Haskell代码可排除Eratosthenes筛网的数字无法正常工作

Question

I came with the following Sieve of Eratosthenes implementation:

sieve :: (Integral a) => [a] -> [a]
sieve [] = []
sieve (p:ps) = p:[x | x <- sieve ps, (rem x p) /= 0] 

primes :: (Integral a) => [a]
primes = sieve [2..100]

Calling primes from gchi prints:

[2,3,5,7,11,13,17,19,23,29,31,37,41,43,47,53,59,61,67,71,73,79,83,89,97]

Adding the optimization step of starting marking numbers from p ² , I ended up with the following code:

sieve :: (Integral a) => [a] -> [a]
sieve [] = []
sieve (p:ps) = p:[x | x <- sieve ps, x > p ^ 2, (rem x p) /= 0] 

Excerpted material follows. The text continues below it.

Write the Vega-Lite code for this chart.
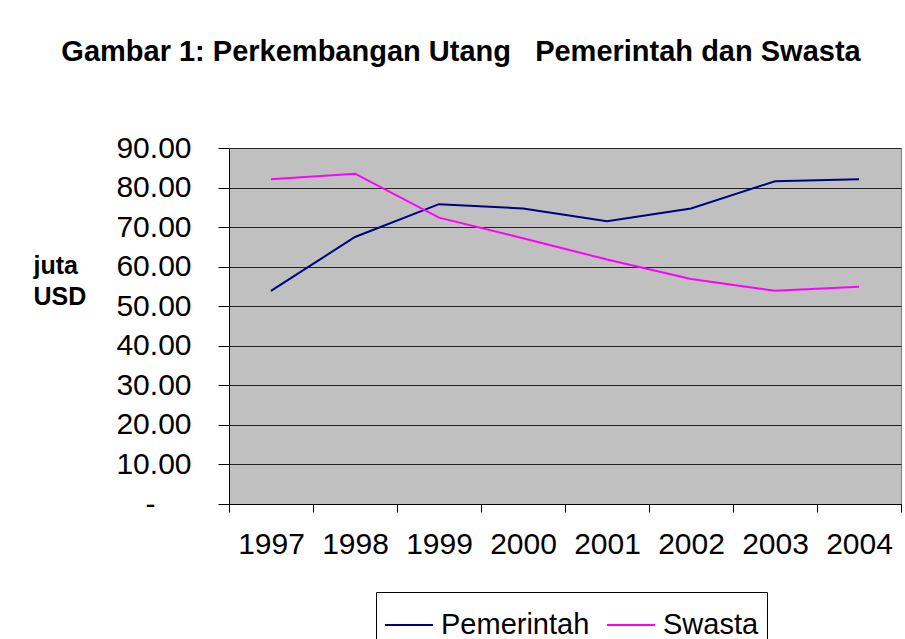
{
  "$schema": "https://vega.github.io/schema/vega-lite/v6.json",
  "width": 672,
  "height": 356,
  "autosize": "none",
  "padding": {"left": 229, "top": 148, "right": 4, "bottom": 135},
  "background": "white",
  "title": {
    "text": "Gambar 1: Perkembangan Utang\u00a0\u00a0 Pemerintah dan Swasta",
    "font": "Liberation Sans",
    "fontSize": 29,
    "fontWeight": "bold",
    "color": "black",
    "anchor": "middle",
    "baseline": "alphabetic",
    "offset": 43,
    "dx": -104
  },
  "data": {
    "values": [
      {"tahun": "1997", "seri": "Pemerintah", "nilai": 53.9},
      {"tahun": "1998", "seri": "Pemerintah", "nilai": 67.5},
      {"tahun": "1999", "seri": "Pemerintah", "nilai": 75.8},
      {"tahun": "2000", "seri": "Pemerintah", "nilai": 74.7},
      {"tahun": "2001", "seri": "Pemerintah", "nilai": 71.5},
      {"tahun": "2002", "seri": "Pemerintah", "nilai": 74.7},
      {"tahun": "2003", "seri": "Pemerintah", "nilai": 81.6},
      {"tahun": "2004", "seri": "Pemerintah", "nilai": 82.1},
      {"tahun": "1997", "seri": "Swasta", "nilai": 82.1},
      {"tahun": "1998", "seri": "Swasta", "nilai": 83.5},
      {"tahun": "1999", "seri": "Swasta", "nilai": 72.4},
      {"tahun": "2000", "seri": "Swasta", "nilai": 67.2},
      {"tahun": "2001", "seri": "Swasta", "nilai": 61.8},
      {"tahun": "2002", "seri": "Swasta", "nilai": 56.9},
      {"tahun": "2003", "seri": "Swasta", "nilai": 53.9},
      {"tahun": "2004", "seri": "Swasta", "nilai": 54.9}
    ]
  },
  "mark": {"type": "line", "strokeWidth": 2},
  "encoding": {
    "x": {
      "field": "tahun",
      "type": "ordinal",
      "scale": {"type": "band", "paddingInner": 0, "paddingOuter": 0},
      "bandPosition": 0.5,
      "axis": {
        "title": null,
        "labelAngle": 0,
        "tickBand": "extent",
        "tickSize": 8,
        "tickColor": "black",
        "domainColor": "black",
        "labelPadding": 17,
        "labelFontSize": 30,
        "labelFont": "Liberation Sans",
        "labelColor": "black",
        "grid": false
      }
    },
    "y": {
      "field": "nilai",
      "type": "quantitative",
      "scale": {"domain": [0, 90], "nice": false, "zero": true},
      "axis": {
        "values": [0, 10, 20, 30, 40, 50, 60, 70, 80, 90],
        "labelExpr": "datum.value == 0 ? '-' : format(datum.value, '.2f')",
        "title": ["juta", "USD"],
        "titleAngle": 0,
        "titleAlign": "left",
        "titleBaseline": "top",
        "titleX": -196,
        "titleY": 105,
        "titleFont": "Liberation Sans",
        "titleFontSize": 25,
        "titleFontWeight": "bold",
        "titleColor": "black",
        "titleLineHeight": 31,
        "tickSize": 11,
        "tickColor": "black",
        "domainColor": "black",
        "labelPadding": {"condition": {"test": "datum.value == 0", "value": 63}, "value": 27},
        "labelFontSize": 30,
        "labelFont": "Liberation Sans",
        "labelColor": "black",
        "grid": true,
        "gridColor": "#222222",
        "gridWidth": 1
      }
    },
    "color": {
      "field": "seri",
      "type": "nominal",
      "scale": {"domain": ["Pemerintah", "Swasta"], "range": ["#000080", "#FF00FF"]},
      "legend": {
        "title": null,
        "orient": "none",
        "direction": "horizontal",
        "legendX": 147,
        "legendY": 444,
        "symbolType": "stroke",
        "symbolSize": 2304,
        "symbolStrokeWidth": 2,
        "labelFontSize": 29,
        "labelFont": "Liberation Sans",
        "labelColor": "black",
        "labelOffset": 7,
        "columnPadding": 13,
        "strokeColor": "black",
        "padding": 8,
        "fillColor": "white"
      }
    }
  },
  "config": {
    "view": {"fill": "#C0C0C0", "stroke": "#808080", "strokeWidth": 1}
  }
}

primes :: (Integral a) => [a]
primes = sieve [2..100]

But it produces the following output:

[2]

I'm new to Haskell so I'm having problem to understand why adding the x > p ^ 2 is producing this result.

Can you please spot my mistake by explaining how is Haskell doing the evaluation of that expression?

Answer 1

You have

sieve [2..10]

Which expands to

2 : [x1 | x1 <- sieve [3..10], x1 > 4, rem x1 2 /= 0]
    = 2 : [x1 | x1 <- 3 : [x2 | x2 <- sieve [4..10],
                                x2 > 9,
                                x2 `rem` 3 /= 0],
                x1 > 4,
                x1 `rem` 2 /= 0]

So first x1 is 3 , but 3 > 4 is False so we move to the next one:

    = 2 : [x1 | x1 <- [x2 | x2 <- sieve [4..10],
                            x2 > 9,
                            x2 `rem` 3 /= 0],
                x1 > 4,
                x1 `rem` 2 /= 0]

    = 2 : [x1 | x1 <- [x2 | x2 <- 4 : [x3 | x3 <- sieve [5..10],
                                            x3 > 16,
                                            x3 `rem` 4 /= 0],
                            x2 > 9,
                            x2 `rem` 3 /= 0],
                x1 > 4,
                x1 `rem` 2 /= 0]

So if x2 is 4 , x2 > 9 is false, so we move to the next element:

    = 2 : [x1 | x1 <- [x2 | x2 <- [x3 | x3 <- sieve [5..10],
                                        x3 > 16,
                                        x3 `rem` 4 /= 0],
                            x2 > 9,
                            x2 `rem` 3 /= 0],
                x1 > 4,
                x1 `rem` 2 /= 0]

So already we can see that the only actual value we know gets returned is 2 , 3 is skipped because 3 > 4 is False . 4 gets skipped, but for the wrong reason, and 5 will get skipped because 5 > 16 is False , and so on. The problem here is that your condition x > p ^ 2 filters the entire list, but you really want to just jump ahead in your list. This means that values you're actually interested in are getting filtered out from the output.

Answer 2

This line of code:

p:[x | x <- sieve ps, x > p ^ 2, (rem x p) /= 0] 

says "take all x from sieve ps such that x > p^2 and x is not divisible by p ". Which means that all numbers less than or equal to p^2 are thrown away. It is obviously not correct(the smallest counter example: [2..3] ).